Reactor for Awareness in Motion Workshop
Using tools for assisting the composition of choreography has always been an important part of the creative process for dance. Terms like space, body, time, and geometry have been used and abused consecutively by choreographers, dancers and artists in order to trigger new ways of thinking, moving and composing especially in improvisation techniques. From Rudolf Laban and his “devices” (e.g. isolation, contact, kinespheric space etc.) to the newest digital choreographic interfaces (by Trisha Brown, William Forsythe, Wayne McGregor etc.), it has always been an exciting task for choreographers and their teams to discover new tools which can offer assistance and an extension for thinking within the field of choreography.
The above mentioned terms (space, body, time, and geometry) have been used by architects in previous attempts of describing architecture as a non-static, flexible, kinetic subject matter. One of our research fields in the IALab aims to explore new ways of thinking and designing in architecture through the help of tools used in dance and choreography. Last month in Watershed, I had the pleasure to participate in a 2 days’ workshop with Yamaguchi Center for Arts and Media (YCAM) and a diverse set of creatives (dancers, choreographers, coders) in an attempt to discover the potentials of the Reaction for Awareness in Motion (RAM) toolkit for the first time in UK.
Reactor for Awareness in Motion (RAM) Dance Toolkit is a creative coding application for dancers and choreographers developed by Yamaguchi Center for Arts and Media and Yoko Ando, a dancer from The Forsythe Company. It contains a graphic user interface (GUI) that helps in accessing several digital environments for dancers. Using motion sensors, it re-creates abstract ideas of a tracked body in different digital environmental conditions (scenes). It enables, affects or comments on choreography and dance movement by giving realtime feedback using code in an easy way (C++ Open Frameworks).
During the workshop, Â Lisa May Thomas (dancer and choreographer) and I were invited to experiment with the existing virtual environments (scenes) and explore the possibilities of creating new “scenes” in the software, according to our own interests and research. Here is a taste of what we did in those 2 days:
We started by altering the existing scenes in the system and playing with terms like touch, dialogue, negative-positive space, permanent-temporary traces, tuning/unison moments and memory of the body. Some of those scenes included unnaturally extended arms, multiplication of ourselves and realisation of unison movement, control of active objects on screen (rotating cubes connected to different joints of our bodies), connected loops and lines, rotated floors to walls(creating digital space that does not exist in physical space), and the sculpting of space with our exterior or interior body lines.

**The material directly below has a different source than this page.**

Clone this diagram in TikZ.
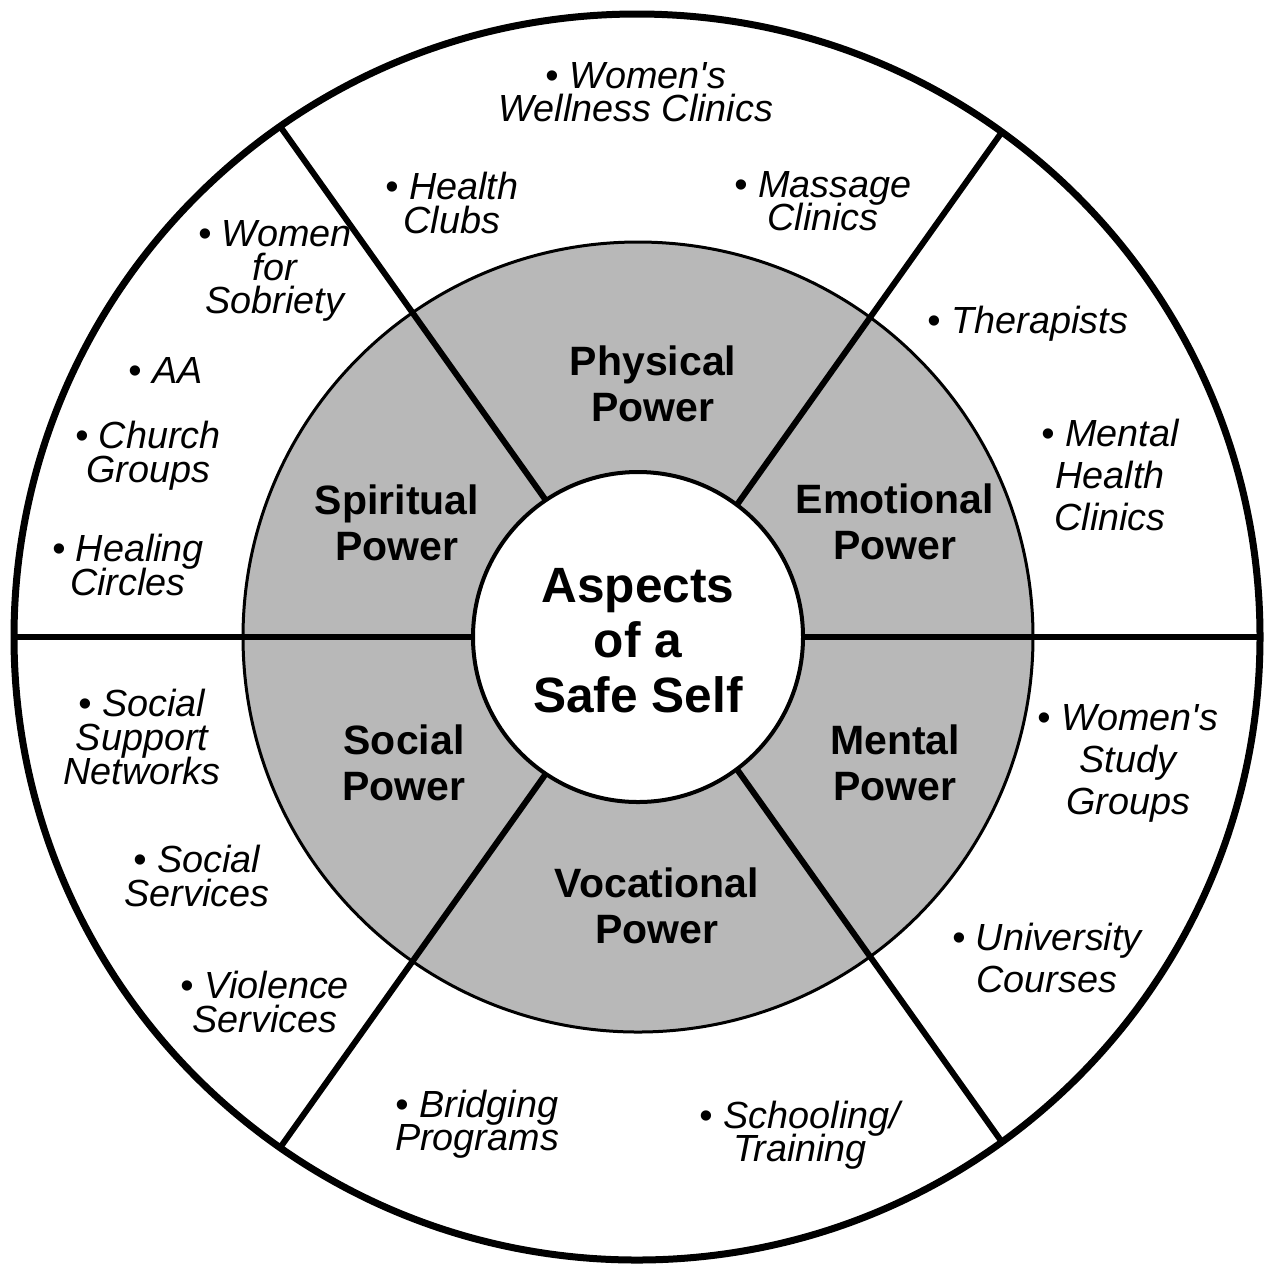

In one of the scenes (called Monster), parts/joints of our body (arms, knees, legs, pelvis, neck etc.) were connected in a random way, resulting in two asymmetrical sticky figures. Firstly, we had to identify which part of our body was moving in the physical and accordingly in the digital world (for example my arm was appearing as Lisa’s long neck and her calf was my torso). Then, we tried to reach a tuning — unison moment by moving on the screen the same part of our bodies simultaneously. Our synchronised movement in the virtual world was not synchronised in the physical world. It was a moment of exploring an extremely uncanny, hybrid version of ourselves and the effect it had on our movement, synchronisation and self-perception.
Several times we came across the realisation that things that are possible in the digital space were presenting physical limits in the real world. In one of our “scenes” we created a wall between us that was not apparent in physical space. We experimented with terms like contact, touch, virtual contact vs physical distance and vice versa. We were thinking with our body whilst we were trying to follow the digital rules.
We were constantly altering the priority in our decisions between the digital and physical space. We observed the effects in our movement, decision making, perception of the other dancer, perception of ourselves and the space around us. We were aware of the interaction both in physical and digital world and our senses were stimulated on both levels. We could choose to react to the cues between us in the actual physical world or follow the lines/shapes/results generated from the bodies in the screen.
Finally, we observed the importance of the audience. We finished the workshop with a Lunchtime Talk Showcase, sharing the workshop process with an audience in Watershed. Some scenes allowed space for narrative, whilst others were entirely abstract. When screen presented the energy of the 2 dancers, with simple graphics and abstract shapes the audience was more attracted to the real world.
When the screen was presenting something more permanent, like an architectural form or a body sculpture in space, the interest of the audience was shifting back to the screen more often. The audience was becoming less interested about the movement quality and more excited about the story/narrative. We were inviting the spectators into the loop of physical versus digital thinking by shifting and altering their attention between physical and digital movement.
The notion of digital versus physical with regards to improvised choreographical compositions and new thinking processes is something which has been explored in an entirely new way during the course of the workshop. It is hoped that this is the start of a much longer process with RAM software and collaboration between Watershed, YCAM and IALab.